What he says next is as good of a summation of the album and perhaps the state of the Dave Matthews Band as one is likely to hear from anyone.
"It's a new beginning, but it's also a return to the past."
Losing a friend will do strange things to people, sometimes good, sometimes bad. From what Lessard says of DMB, it seems that although losing Moore was difficult, in a strange way there has been a new life, or at least a different life, breathed into the increasingly legendary act. The bassist says that he sees the Dave Matthews Band continuing on – playing the summer tours that have become almost religious tradition for its fans and cranking out challenging records – as long as everyone remains in good health. When he talks of the band's upcoming European tour, where they will be playing to crowds far removed from the Church of Dave that's present here in the states, Lessard does so with the optimism and eagerness of a fledgling bassist. If you didn't know the guy, you'd think he was just cutting his teeth in the touring business by the way he welcomes the challenge of playing to new fans. Lessard gives Moore some thanks for this passion, which very well might be the glue that holds DMB together.

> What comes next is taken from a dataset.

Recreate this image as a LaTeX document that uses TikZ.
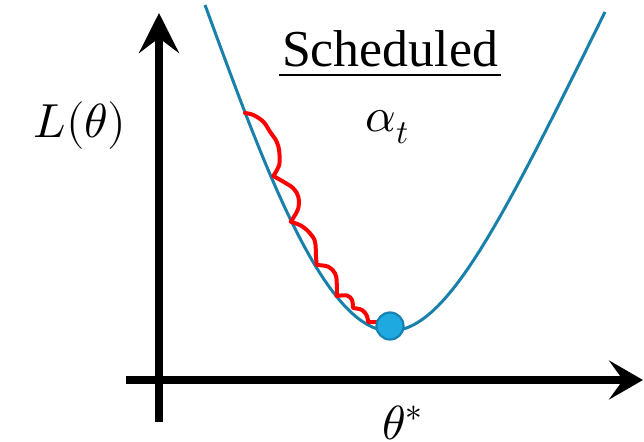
\documentclass[tikz,border=0pt]{standalone}
\usepackage{unicode-math}
\newfontfamily\tnr{Liberation Serif}
\usetikzlibrary{arrows.meta}
\definecolor{curveblue}{RGB}{24,128,170}
\definecolor{ballfill}{RGB}{30,170,225}
\definecolor{balledge}{RGB}{22,130,178}
\begin{document}
\begin{tikzpicture}[x=1bp,y=-1bp,
  axis/.style={line width=7.5bp},
  lossline/.style={curveblue, line width=3bp},
  pathline/.style={red, line width=4bp, line cap=round, line join=round},
  mathlbl/.style={inner sep=0pt, font=\fontsize{48}{48}\selectfont},
  ballnode/.style={circle, fill=ballfill, draw=balledge, line width=2.2bp, minimum size=27bp, inner sep=0pt}]
\useasboundingbox (0,0) rectangle (644,442);
% axes
\coordinate (vb) at (159,422);
\coordinate (vt) at (159,13);
\coordinate (hl) at (126,380);
\coordinate (hr) at (643,380);
\draw[axis, -{Stealth[length=40bp,width=40bp,inset=15bp]}] (vb) -- (vt);
\draw[axis, -{Stealth[length=34bp,width=39bp,inset=14bp]}] (hl) -- (hr);
% loss curve
\coordinate (cl) at (205,5);
\coordinate (cm) at (390,331);
\coordinate (cr) at (605,12);
\draw[lossline] (cl) .. controls (257,145.7) and (321,331) .. (cm)
  .. controls (447,331) and (501.3,221.7) .. (cr);
% red path
\draw[pathline] plot[smooth, tension=0.6] coordinates {
  (245,113) (253.3,115) (263.3,121.7) (270,131.7) (276.7,141.7) (279.3,152) (279.3,165) (276.7,170.5) (273.3,176)}
 -- plot[smooth, tension=0.6] coordinates {
  (273.3,176) (283.3,181.7) (293.3,188.3) (298.3,196.7) (298.3,208.3) (294,216.7) (290.7,221.7)}
 -- plot[smooth, tension=0.6] coordinates {
  (290.7,221.7) (301.7,226) (310,233.3) (315,241.7) (316,256.7) (316.7,265)}
 -- plot[smooth, tension=0.6] coordinates {
  (316.7,265) (328.3,266.7) (335,273.3) (336.7,281.7) (336.7,296)}
 -- plot[smooth, tension=0.6] coordinates {
  (336.7,296) (347,295.5) (352,300) (353,308)}
 -- plot[smooth, tension=0.6] coordinates {
  (353,308) (362,310) (367,316) (368,322)}
 -- (377,322);
% minimum ball
\node[ballnode] (ball) at (390,326) {};
% labels
\node[mathlbl, anchor=base] (ylab) at (80,138) {$L(\theta)$};
\node[mathlbl, anchor=base] (alpha) at (387,132) {$\alpha_t$};
\node[mathlbl, anchor=base] (xlab) at (403,439) {$\theta^*$};
\node[inner xsep=3bp, inner ysep=0pt, anchor=base, font=\tnr\fontsize{52}{52}\selectfont] (sched) at (390,67) {Scheduled};
\draw[line width=2bp] ([yshift=-8bp]sched.base west) -- ([yshift=-8bp]sched.base east);
\end{tikzpicture}
\end{document}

"You know, he taught me one thing and that was to play every single note like it was your last note and that's something I take to the stage no matter what's going on," says Lessard. "The most important thing is that everyone loves playing on stage together, which to tell you the truth is kind of rare and after twenty some years we might have had some moments when we weren't that excited to be on stage together, but those days seem to have moved on."